## TASK DESCRIPTION
Return each line holding the string "that".

=-=-=

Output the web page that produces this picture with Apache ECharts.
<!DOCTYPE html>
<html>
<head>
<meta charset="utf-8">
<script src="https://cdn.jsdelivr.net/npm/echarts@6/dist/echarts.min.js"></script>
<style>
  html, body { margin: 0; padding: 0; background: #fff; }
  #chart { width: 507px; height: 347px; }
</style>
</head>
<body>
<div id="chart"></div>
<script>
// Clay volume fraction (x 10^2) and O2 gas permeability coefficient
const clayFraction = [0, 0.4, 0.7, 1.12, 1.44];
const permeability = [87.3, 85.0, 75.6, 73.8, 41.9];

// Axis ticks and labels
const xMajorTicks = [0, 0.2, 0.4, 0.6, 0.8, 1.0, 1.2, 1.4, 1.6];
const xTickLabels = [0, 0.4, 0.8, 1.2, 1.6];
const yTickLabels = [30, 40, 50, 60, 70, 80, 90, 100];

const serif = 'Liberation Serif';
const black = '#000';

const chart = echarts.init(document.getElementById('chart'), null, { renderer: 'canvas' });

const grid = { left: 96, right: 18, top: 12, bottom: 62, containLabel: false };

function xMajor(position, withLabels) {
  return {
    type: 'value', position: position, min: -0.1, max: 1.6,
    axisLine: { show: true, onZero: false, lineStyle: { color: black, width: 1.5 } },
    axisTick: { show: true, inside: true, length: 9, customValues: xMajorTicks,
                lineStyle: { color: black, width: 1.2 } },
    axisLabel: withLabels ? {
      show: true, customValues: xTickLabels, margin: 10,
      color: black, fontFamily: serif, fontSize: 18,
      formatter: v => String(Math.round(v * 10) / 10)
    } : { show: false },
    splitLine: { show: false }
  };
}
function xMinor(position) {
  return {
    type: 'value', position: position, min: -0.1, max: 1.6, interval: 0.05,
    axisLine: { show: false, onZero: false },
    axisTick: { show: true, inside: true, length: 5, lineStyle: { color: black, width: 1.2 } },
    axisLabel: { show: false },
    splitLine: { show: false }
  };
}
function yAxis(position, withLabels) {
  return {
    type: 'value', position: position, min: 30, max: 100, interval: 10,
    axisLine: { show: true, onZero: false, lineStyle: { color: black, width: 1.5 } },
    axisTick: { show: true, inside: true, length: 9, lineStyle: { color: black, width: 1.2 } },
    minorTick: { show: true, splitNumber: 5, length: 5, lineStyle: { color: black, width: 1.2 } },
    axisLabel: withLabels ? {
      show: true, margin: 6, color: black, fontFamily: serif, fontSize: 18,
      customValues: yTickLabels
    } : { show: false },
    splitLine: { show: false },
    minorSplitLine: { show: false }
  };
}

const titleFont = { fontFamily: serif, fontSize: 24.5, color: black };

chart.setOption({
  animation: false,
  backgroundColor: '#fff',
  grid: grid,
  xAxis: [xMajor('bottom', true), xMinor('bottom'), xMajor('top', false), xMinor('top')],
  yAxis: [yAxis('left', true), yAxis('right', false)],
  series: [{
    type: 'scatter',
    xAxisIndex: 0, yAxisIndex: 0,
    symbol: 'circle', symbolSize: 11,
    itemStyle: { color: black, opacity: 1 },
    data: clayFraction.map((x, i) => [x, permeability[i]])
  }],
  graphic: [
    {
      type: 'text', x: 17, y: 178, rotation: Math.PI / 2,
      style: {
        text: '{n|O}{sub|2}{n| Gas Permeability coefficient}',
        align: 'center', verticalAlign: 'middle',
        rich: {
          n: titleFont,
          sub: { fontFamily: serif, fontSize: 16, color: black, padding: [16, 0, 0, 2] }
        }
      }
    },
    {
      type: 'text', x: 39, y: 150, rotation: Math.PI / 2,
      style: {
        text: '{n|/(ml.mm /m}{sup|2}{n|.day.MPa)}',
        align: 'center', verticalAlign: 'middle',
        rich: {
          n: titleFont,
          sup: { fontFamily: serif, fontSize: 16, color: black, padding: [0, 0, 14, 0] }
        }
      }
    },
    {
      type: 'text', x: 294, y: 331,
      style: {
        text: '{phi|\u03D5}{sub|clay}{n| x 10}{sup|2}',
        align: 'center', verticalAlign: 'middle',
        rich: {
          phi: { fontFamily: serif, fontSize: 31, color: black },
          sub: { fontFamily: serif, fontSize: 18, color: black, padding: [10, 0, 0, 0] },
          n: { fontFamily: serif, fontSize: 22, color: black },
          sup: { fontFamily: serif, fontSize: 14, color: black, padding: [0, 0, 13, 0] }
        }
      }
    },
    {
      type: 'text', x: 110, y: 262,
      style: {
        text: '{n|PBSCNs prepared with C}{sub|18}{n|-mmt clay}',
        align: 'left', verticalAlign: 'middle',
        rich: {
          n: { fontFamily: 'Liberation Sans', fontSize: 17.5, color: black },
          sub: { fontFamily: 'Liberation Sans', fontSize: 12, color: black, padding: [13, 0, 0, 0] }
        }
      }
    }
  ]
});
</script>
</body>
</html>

=-=-=

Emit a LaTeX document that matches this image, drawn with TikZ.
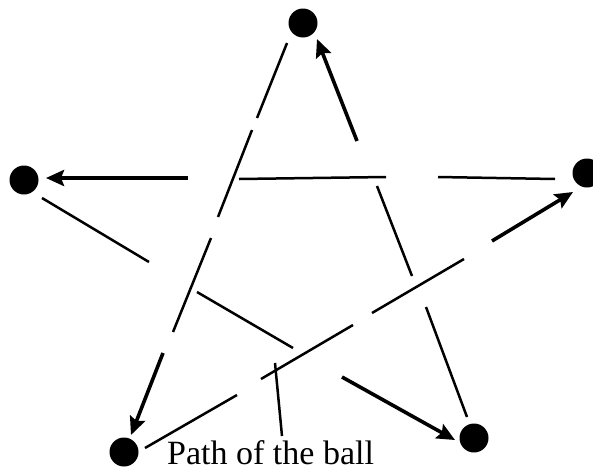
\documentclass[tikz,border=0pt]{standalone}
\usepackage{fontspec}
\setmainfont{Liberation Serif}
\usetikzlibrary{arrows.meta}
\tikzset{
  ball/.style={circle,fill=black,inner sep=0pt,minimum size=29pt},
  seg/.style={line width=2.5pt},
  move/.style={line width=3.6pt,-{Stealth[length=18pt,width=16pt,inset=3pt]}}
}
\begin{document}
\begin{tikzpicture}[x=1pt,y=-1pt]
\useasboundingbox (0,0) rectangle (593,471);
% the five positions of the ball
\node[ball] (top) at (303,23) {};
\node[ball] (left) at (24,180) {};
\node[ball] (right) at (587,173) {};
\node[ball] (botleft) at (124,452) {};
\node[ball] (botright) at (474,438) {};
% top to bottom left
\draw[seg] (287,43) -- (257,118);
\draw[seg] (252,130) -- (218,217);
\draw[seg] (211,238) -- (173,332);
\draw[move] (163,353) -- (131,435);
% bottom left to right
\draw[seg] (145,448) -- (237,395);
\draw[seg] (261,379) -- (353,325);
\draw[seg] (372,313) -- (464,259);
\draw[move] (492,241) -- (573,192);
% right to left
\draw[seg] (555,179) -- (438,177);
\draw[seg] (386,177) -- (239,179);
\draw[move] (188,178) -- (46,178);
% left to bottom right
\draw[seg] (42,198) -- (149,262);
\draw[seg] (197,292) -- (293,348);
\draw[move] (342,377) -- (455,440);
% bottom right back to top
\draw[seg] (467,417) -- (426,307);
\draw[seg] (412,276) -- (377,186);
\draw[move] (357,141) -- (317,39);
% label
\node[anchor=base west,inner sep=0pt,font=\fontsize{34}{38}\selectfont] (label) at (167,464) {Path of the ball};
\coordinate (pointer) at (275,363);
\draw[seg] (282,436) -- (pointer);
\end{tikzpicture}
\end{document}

=-=-=

## EXERCISE SOLUTION
Output the web page that produces this picture with Apache ECharts.
Emit a LaTeX document that matches this image, drawn with TikZ.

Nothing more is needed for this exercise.